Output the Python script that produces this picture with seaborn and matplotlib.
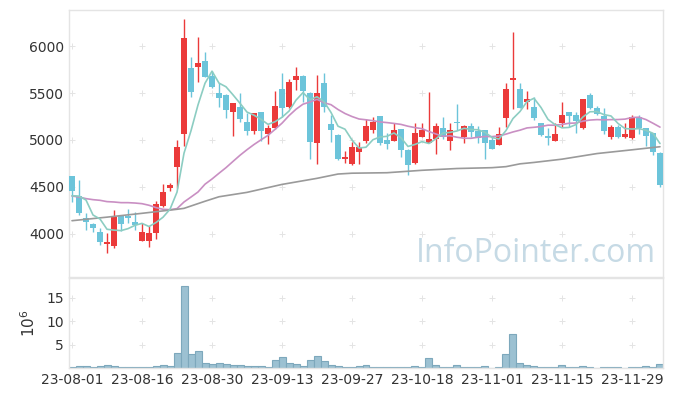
import numpy as np
import pandas as pd
import matplotlib
matplotlib.use("Agg")
import matplotlib.pyplot as plt
import seaborn as sns

# daily prices (trading days 23-08-01 .. 23-12-05)
opens = [4615, 4401, 4162, 4101, 4012, 3887, 3866, 4187, 4187, 4126,
         3923, 3923, 4002, 4297, 4490, 4714, 5064, 5770, 5784, 5845,
         5685, 5500, 5482, 5303, 5350, 5189, 5100, 5296, 5064, 5125,
         5542, 5350, 5642, 5685, 5500, 4971, 5613, 5171, 5054, 4800,
         4740, 4875, 4993, 5107, 5257, 5000, 4993, 5114, 4893, 4751,
         5036, 4971, 5007, 5125, 4993, 5196, 5036, 5150, 5100, 5107,
         5000, 4950, 5232, 5642, 5542, 5410, 5350, 5179, 5043, 4993,
         5179, 5296, 5268, 5125, 5482, 5339, 5257, 5036, 5136, 5029,
         5018, 5249, 5125, 5072, 4858]
highs = [4620, 4572, 4219, 4115, 4055, 4002, 4251, 4190, 4258, 4233,
         4115, 4080, 4347, 4526, 4543, 5000, 6291, 5891, 6099, 5938,
         5742, 5607, 5490, 5400, 5500, 5286, 5290, 5300, 5160, 5528,
         5714, 5653, 5778, 5690, 5517, 5696, 5714, 5268, 5060, 4886,
         4982, 4982, 5221, 5243, 5260, 5072, 5185, 5120, 4900, 5179,
         5185, 5514, 5179, 5249, 5179, 5385, 5160, 5185, 5150, 5110,
         5036, 5136, 5607, 6159, 5613, 5528, 5463, 5185, 5125, 5179,
         5410, 5300, 5296, 5440, 5500, 5364, 5339, 5160, 5160, 5179,
         5268, 5268, 5130, 5080, 4870]
lows = [4340, 4198, 4037, 4013, 3876, 3788, 3841, 4030, 4115, 4037,
        3915, 3852, 3937, 4280, 4458, 4483, 4939, 5457, 5624, 5670,
        5560, 5356, 5232, 5043, 5189, 5054, 5064, 4993, 4957, 5120,
        5249, 5345, 5535, 5410, 4793, 4743, 5303, 4982, 4785, 4751,
        4735, 4743, 4965, 5072, 4950, 4900, 4990, 4821, 4626, 4745,
        5030, 4965, 4850, 5007, 4893, 5107, 4965, 5036, 4965, 4793,
        4900, 4945, 5143, 5328, 5340, 5328, 5214, 5043, 4946, 4990,
        5143, 5143, 5072, 5120, 5335, 5270, 5064, 5007, 5018, 5025,
        5010, 5064, 4936, 4840, 4494]
closes = [4458, 4222, 4126, 4058, 3912, 3909, 4176, 4101, 4162, 4091,
          4012, 4008, 4315, 4444, 4519, 4925, 6091, 5517, 5824, 5677,
          5570, 5453, 5321, 5393, 5225, 5100, 5286, 5100, 5125, 5364,
          5339, 5617, 5685, 5528, 4982, 5500, 5356, 5107, 4793, 4821,
          4922, 4928, 5150, 5196, 4965, 4957, 5107, 4893, 4733, 5072,
          5107, 5007, 5150, 5036, 5107, 5182, 5150, 5089, 5018, 4971,
          4907, 5064, 5546, 5660, 5346, 5439, 5239, 5054, 5025, 5064,
          5268, 5261, 5207, 5435, 5339, 5275, 5100, 5136, 5036, 5064,
          5249, 5125, 5043, 4876, 4519]
# volume in millions
volumes = [0.3, 0.5, 0.5, 0.3, 0.5, 0.7, 0.5, 0.3, 0.3, 0.3,
           0.3, 0.3, 0.5, 0.7, 0.5, 3.3, 17.5, 2.9, 3.7, 1.15,
           0.85, 1.15, 0.9, 0.7, 0.7, 0.5, 0.5, 0.5, 0.3, 1.8,
           2.4, 1.15, 0.9, 0.5, 1.8, 2.6, 1.6, 0.7, 0.5, 0.3,
           0.3, 0.5, 0.7, 0.3, 0.3, 0.3, 0.3, 0.3, 0.3, 0.5,
           0.3, 2.2, 0.7, 0.3, 0.3, 0.7, 0.3, 0.3, 0.3, 0.5,
           0.1, 0.3, 2.9, 7.2, 1.15, 0.7, 0.5, 0.3, 0.3, 0.3,
           0.7, 0.3, 0.3, 0.5, 0.3, 0.1, 0.3, 0.3, 0.3, 0.1,
           0.3, 0.3, 0.5, 0.3, 0.9]

# moving averages before enough days are in the window
ma5_head = [4404, 4400, 4358, 4198]
ma20_head = [4401, 4390, 4373, 4362, 4355, 4341, 4337, 4330, 4330, 4326,
             4319, 4302, 4277, 4259, 4255, 4266, 4337, 4390, 4444]
# 60-day average (at these days)
ma60_days = [0, 5, 10, 15, 16, 19, 21, 25, 30, 35, 38, 40, 45, 50, 55, 60,
             62, 64, 66, 70, 75, 80, 84]
ma60_vals = [4137, 4175, 4216, 4259, 4269, 4345, 4393, 4440, 4525, 4590,
             4636, 4645, 4650, 4676, 4695, 4704, 4715, 4745, 4760, 4795,
             4855, 4895, 4928]

tick_days = [0, 10, 20, 30, 40, 50, 60, 70, 80]
tick_labels = ['23-08-01', '23-08-16', '23-08-30', '23-09-13', '23-09-27',
               '23-10-18', '23-11-01', '23-11-15', '23-11-29']

UP = '#eb3a3a'
DOWN = '#6cc4da'
FRAME = '#e4e4e4'


def plus_grid(ax, xs, ys):
    gx, gy = np.meshgrid(xs, ys)
    ax.scatter(gx.ravel(), gy.ravel(), marker='+', s=20, linewidths=0.7,
               color='#e4e4e4', zorder=0)


def style_axis(ax):
    for s in ax.spines.values():
        s.set_color(FRAME)
        s.set_linewidth(1)
    ax.tick_params(length=0, labelsize=10, colors='#333333')


def price_panel(ax, df):
    up = df['close'] >= df['open']
    for mask, col in [(up, UP), (~up, DOWN)]:
        d = df[mask]
        ax.vlines(d['day'], d['low'], d['high'], color=col, linewidth=1, zorder=2)
        body = (d['close'] - d['open']).abs().clip(lower=8)
        ax.bar(d['day'], body, bottom=d[['open', 'close']].min(axis=1),
               width=0.72, color=col, linewidth=0, zorder=3)

    close = df['close']
    ma5 = close.rolling(5).mean()
    ma5.iloc[:4] = ma5_head
    ma20 = close.rolling(20).mean()
    ma20.iloc[:19] = ma20_head
    ma = pd.DataFrame({'day': df['day'], 'ma5': ma5, 'ma20': ma20})
    sns.lineplot(data=ma, x='day', y='ma20', ax=ax, color='#c98fc3', linewidth=1.2, zorder=4)
    sns.lineplot(x=ma60_days, y=ma60_vals, ax=ax, color='#9a9a9a', linewidth=1.2, zorder=4)
    sns.lineplot(data=ma, x='day', y='ma5', ax=ax, color='#8ccdc2', linewidth=1.2, zorder=5)

    ax.set_xlim(-0.43, 84.43)
    ax.set_ylim(3535, 6390)
    yt = [4000, 4500, 5000, 5500, 6000]
    ax.set_yticks(yt)
    ax.set_xticks(tick_days)
    ax.set_xticklabels([])
    plus_grid(ax, tick_days, yt)
    ax.set_xlabel('')
    ax.set_ylabel('')
    ax.text(0.988, 0.025, 'InfoPointer.com', transform=ax.transAxes,
            ha='right', va='bottom', fontsize=23, color='#c6dae5',
            family='Open Sans', zorder=1)
    style_axis(ax)


def volume_panel(ax, df):
    sns.barplot(data=df, x='day', y='volume', native_scale=True, width=1.0,
                color='#9cc1d2', edgecolor='#7da8bc', linewidth=0.8,
                saturation=1, ax=ax, zorder=2)
    ax.set_xlim(-0.43, 84.43)
    ax.set_ylim(0, 19.2)
    yt = [5, 10, 15]
    ax.set_yticks(yt)
    ax.set_xticks(tick_days)
    ax.set_xticklabels(tick_labels)
    plus_grid(ax, tick_days, yt)
    ax.set_xlabel('')
    ax.set_ylabel('$10^6$', fontsize=11, color='#333333', labelpad=6)
    style_axis(ax)


def stock_chart():
    df = pd.DataFrame({'day': np.arange(len(closes)), 'open': opens,
                       'high': highs, 'low': lows, 'close': closes,
                       'volume': volumes})
    sns.set_style('white')
    plt.rcParams['font.family'] = ['DejaVu Sans']
    fig = plt.figure(figsize=(6.73, 3.96), dpi=100)
    ax1 = fig.add_axes([69 / 673, 1 - 277 / 396, 594 / 673, 267 / 396])
    ax2 = fig.add_axes([69 / 673, 1 - 368 / 396, 594 / 673, 90 / 396])
    price_panel(ax1, df)
    volume_panel(ax2, df)
    fig.savefig('out.png', dpi=100)


if __name__ == "__main__":
    stock_chart()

------

• _Task to carry out_:
Extract the lines exactly, please: the first line of the listing, the line with "import seaborn as sns", and every line between them, but no pictures.

• _Answer below_:
Output the Python script that produces this picture with seaborn and matplotlib.
import numpy as np
import pandas as pd
import matplotlib
matplotlib.use("Agg")
import matplotlib.pyplot as plt
import seaborn as sns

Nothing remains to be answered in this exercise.